Subsystems, systems and interfaces for flexible bandwidth allocation in optical CDMA networks

Much progress has been made in the field of optical networks. Much of this has been based on the technology of wavelength division multiplexing. Concurrently, there has been enormous progress in the area of optical signal processing. There is significant potential in using some of the latter advances to push optics beyond its current use for simple data transport. Code division multiple access (CDMA) has been a dominant technology in the wireless domain. With rapid progress in photonic integration techniques and the resulting hope of obtaining cost-effective solutions for complex signal processing functionalities, it is worthwhile to consider the feasibility of CDMA technology in optics.; This thesis will attempt to bring together different issues in the design of optical CDMA (OCDMA) networks.
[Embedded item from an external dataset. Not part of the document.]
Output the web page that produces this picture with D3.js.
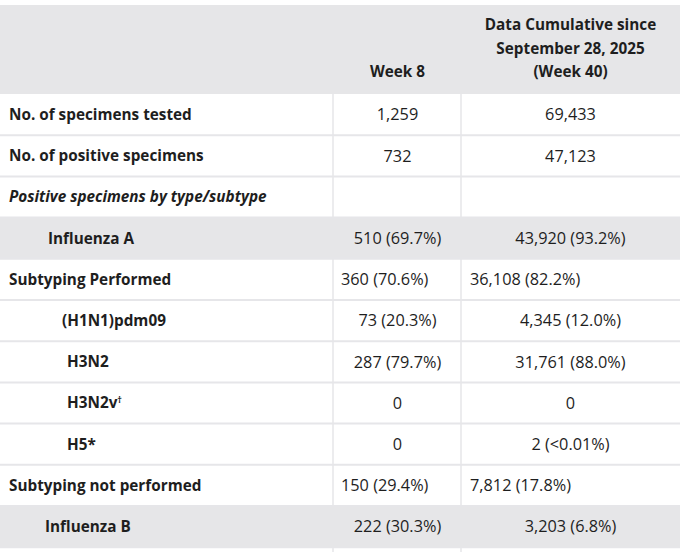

It focuses on an incoherent OCDMA approach known as wavelength-hopping time-spreading which utilizes developed 2D coding techniques in wavelength and time domains. Constraints on the scalability of the 2D code matrix are derived. In addition, the capability of wavelength-hopping time-spreading to provision differentiated service by variation of the number of coded wavelengths, is explored analytically.; Subsystems needed for practical implementations include multi-wavelength laser sources, filter and timeslot tuning technologies. This thesis describes various contributions to subsystems including (a) the first demonstration of wavelength-hopping time-spreading encoding using a novel holographic Bragg grating technology which combines the merits of other filter technologies, (b) development and demonstration of various timeslot tuning technologies with rapid reconfigurability, (c) demonstration of all-optical thresholding technologies for reducing the impact of other users signals and (d) a novel receiver for enhanced performance in the presence of interference from other users.; The thesis also combines several of these subsystems to form experimental testbeds which show the feasibility of the technology. Novel experiments are also described for interfacing different types of optical networks for next-generation hybrid optical networks. Various application scenarios are presented where optical CDMA and in particular, wavelength-hopping time-spreading offers distinct advantages over other techniques.